I did some research and found out this guide:
class RetryChangeProxyMiddleware(RetryMiddleware):
def _retry(self, request, reason, spider):
log.msg('Changing proxy')
tn = telnetlib.Telnet('127.0.0.1', 9051)
tn.read_until("Escape character is '^]'.", 2)
tn.write('AUTHENTICATE "267765"\r\n')
tn.read_until("250 OK", 2)
tn.write("signal NEWNYM\r\n")
tn.read_until("250 OK", 2)
tn.write("quit\r\n")
tn.close()
time.sleep(3)
log.msg('Proxy changed')
return RetryMiddleware._retry(self, request, reason, spider)

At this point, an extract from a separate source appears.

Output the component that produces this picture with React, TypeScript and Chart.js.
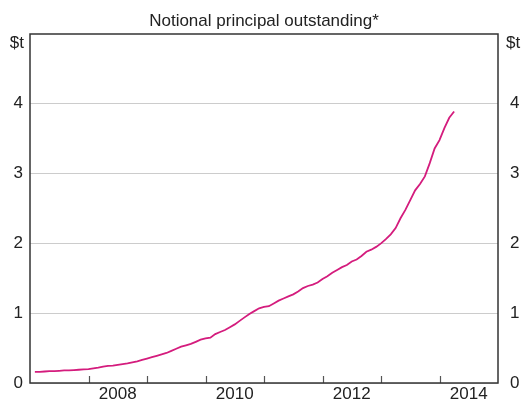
import React, { useEffect, useRef } from "react";
import { Chart, registerables } from "chart.js";

Chart.register(...registerables);

// Monthly series starting February 2007 ($ trillion)
const startYear = 2007;
const startMonth = 2; // February
const notional = [
  0.16, 0.16, 0.165, 0.17, 0.17, 0.175, 0.18, 0.18, 0.185, 0.19, 0.195,
  0.2, 0.21, 0.22, 0.235, 0.245, 0.25, 0.26, 0.27, 0.28, 0.295, 0.31, 0.33,
  0.35, 0.37, 0.39, 0.41, 0.43, 0.46, 0.49, 0.52, 0.54, 0.56, 0.59, 0.62,
  0.64, 0.65, 0.7, 0.73, 0.76, 0.8, 0.84, 0.89, 0.94, 0.99, 1.03, 1.07,
  1.09, 1.1, 1.14, 1.18, 1.21, 1.24, 1.27, 1.31, 1.36, 1.39, 1.41, 1.44,
  1.49, 1.53, 1.58, 1.62, 1.66, 1.69, 1.74, 1.77, 1.82, 1.88, 1.91, 1.95,
  2.0, 2.06, 2.13, 2.22, 2.36, 2.48, 2.62, 2.76, 2.85, 2.96, 3.15, 3.36,
  3.48, 3.65, 3.8, 3.89,
];
const yearTicks = [2008, 2009, 2010, 2011, 2012, 2013, 2014];
const yearLabels = [2008, 2010, 2012, 2014];
const yTicks = [0, 1, 2, 3, 4];
const subtitle = "Notional principal outstanding*";
const unitLabel = "$t";

const FONT = "'Liberation Sans', Arial, sans-serif";
const TEXT = "#222";
const FS = 17;

export default function App() {
  const ref = useRef<HTMLCanvasElement | null>(null);

  useEffect(() => {
    document.body.style.margin = "0";
    const canvas = ref.current!;
    const points = notional.map((v, i) => ({
      x: startYear + (startMonth - 1 + i) / 12,
      y: v,
    }));

    const framePlugin = {
      id: "frame",
      afterDraw(chart: any) {
        const { ctx, chartArea } = chart;
        const xs = chart.scales.x;
        const ys = chart.scales.y;
        ctx.save();
        // inward ticks on x axis
        ctx.strokeStyle = "#555";
        ctx.lineWidth = 1.2;
        yearTicks.forEach((yr) => {
          const px = Math.round(xs.getPixelForValue(yr)) + 0.5;
          ctx.beginPath();
          ctx.moveTo(px, chartArea.bottom);
          ctx.lineTo(px, chartArea.bottom - 7);
          ctx.stroke();
        });
        // frame
        ctx.strokeStyle = "#333";
        ctx.lineWidth = 1.5;
        ctx.strokeRect(
          chartArea.left,
          chartArea.top,
          chartArea.right - chartArea.left,
          chartArea.bottom - chartArea.top
        );
        // texts
        ctx.fillStyle = TEXT;
        ctx.font = `${FS}px ${FONT}`;
        ctx.textBaseline = "middle";
        ctx.textAlign = "center";
        ctx.fillText(subtitle, (chartArea.left + chartArea.right) / 2, 21);
        // y tick labels both sides
        yTicks.forEach((v) => {
          const py = ys.getPixelForValue(v);
          ctx.textAlign = "right";
          ctx.fillText(String(v), chartArea.left - 7, py);
          ctx.textAlign = "left";
          ctx.fillText(String(v), chartArea.right + 12, py);
        });
        ctx.textAlign = "right";
        ctx.fillText(unitLabel, chartArea.left - 6, chartArea.top + 9);
        ctx.textAlign = "left";
        ctx.fillText(unitLabel, chartArea.right + 8, chartArea.top + 9);
        ctx.restore();
      },
    };

    const yScale = (position: "left" | "right", width: number) => ({
      type: "linear" as const,
      position,
      min: 0,
      max: 5,
      afterBuildTicks: (s: any) => {
        s.ticks = yTicks.map((v) => ({ value: v }));
      },
      afterFit: (s: any) => {
        s.width = width;
      },
      grid: {
        display: position === "left",
        color: "#cccccc",
        lineWidth: 1,
        drawTicks: false,
      },
      border: { display: false },
      ticks: { display: false },
    });

    const chart = new Chart(canvas, {
      type: "line",
      data: {
        datasets: [
          {
            data: points,
            borderColor: "#d41c7d",
            borderWidth: 1.8,
            pointRadius: 0,
            tension: 0,
            fill: false,
          },
        ],
      },
      options: {
        responsive: false,
        animation: false,
        events: [],
        layout: { padding: { top: 34, left: 0, right: 0, bottom: 0 } },
        plugins: {
          legend: { display: false },
          tooltip: { enabled: false },
          title: { display: false },
        },
        scales: {
          x: {
            type: "linear",
            min: 2007,
            max: 2015,
            afterBuildTicks: (s: any) => {
              s.ticks = yearLabels.map((y) => ({ value: y + 0.5 }));
            },
            afterFit: (s: any) => {
              s.height = 18;
            },
            grid: { display: false, drawTicks: false },
            border: { display: false },
            ticks: {
              padding: 1,
              maxRotation: 0,
              autoSkip: false,
              color: TEXT,
              font: { family: FONT, size: FS },
              callback: (v: any) => String(Math.floor(Number(v))),
            },
          },
          y: yScale("left", 30),
          y2: yScale("right", 32),
        },
      },
      plugins: [framePlugin],
    });
    return () => chart.destroy();
  }, []);

  return (
    <div style={{ width: 530, height: 401 }}>
      <canvas ref={ref} width={530} height={401} style={{ display: "block" }} />
    </div>
  );
}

then use it in settings.py:
DOWNLOADER_MIDDLEWARE = {
'spider.middlewares.RetryChangeProxyMiddleware': 600,
}
and then you just want to send requests through local tor proxy (polipo) which could be done with:
tsocks scrapy crawl spirder
does anyone can confirm, that this method works and you get different IPs?
I was using this snippet: http://snipplr.com/view/66992/use-a-random-user-agent-for-each-request/
Update: broken link fixed